Originally published on Sustainnovate.
Germany is considering providing 2 billion euros to subsidize the purchasing of more electric cars. German Economy Minister Sigmar Gabriel is behind the idea, which also includes adding more EV charging stations and supporting the acquisition of more electric vehicles for federal offices.
One might expect it would be an individual from an environmental government department who came up with such an idea, because electric vehicles are better for the environment, but the German government in general is getting more supportive of EVs. It wants one million of them on the roads by 2020, which is obviously just four years away. (One source estimated that there may be another 950,000 which need to be sold to reach the goal.)
As was mentioned before, Gabriel’s idea is not only something which is environmentally conscious, because presumably many of the newly purchased electric vehicles would be German-made.
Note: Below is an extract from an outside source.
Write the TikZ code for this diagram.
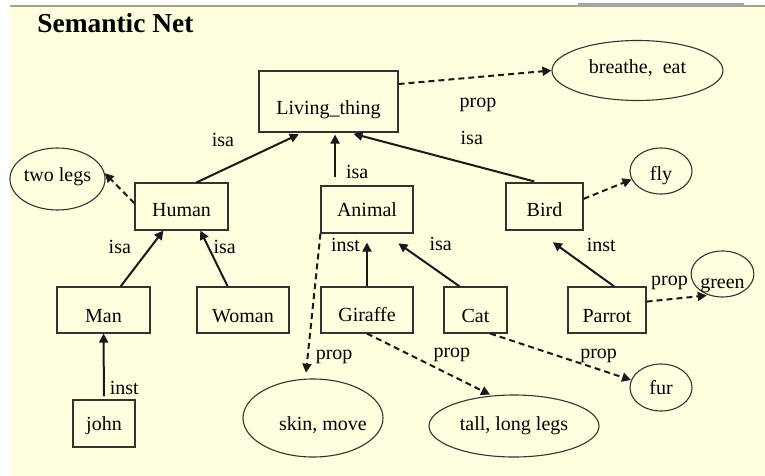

Encouraging the purchase of vehicles manufactured in Germany with a subsidy would be good for companies like BMW and Volkswagen, which already make EVs but are planning to introduce a lot more models.
Of course, EVs are better for human health too because they produce no tailpipe emissions, so German urban air quality would most likely improve. In fact, if a household had enough solar power, it might generate enough electricity to charge an EV at home with clean, renewable electricity.
Scenarios involving clean electricity to charge the batteries of vehicles that produce no tailpipe emissions might sound idealistic or fantastic. However, areas within Germany already generate high levels of clean, renewable electricity, so there is no reason why it can’t be used to power electric vehicles.
Electric cars are part of the energy puzzle that Germany has been working steadily to solve by reducing the use of fossil fuels and nuclear power.
One fascinating thing about a scenario where there are one million electric vehicles in a nation is that they can function as a sort of energy storage system. In other words, they can store electricity when they are not be driven. Additionally, if a homeowner has a solar power system but no battery storage, the battery in her or his EV could store some of the excess electricity generated by it (theoretically).
If 2 billion euros are invested in this EV subsidy, there are likely to be a number of wins: reducing air pollution which contributes to smog, reducing climate change emissions, moving the nation further along a path towards clean electricity, and supporting German auto manufacturers and their employees.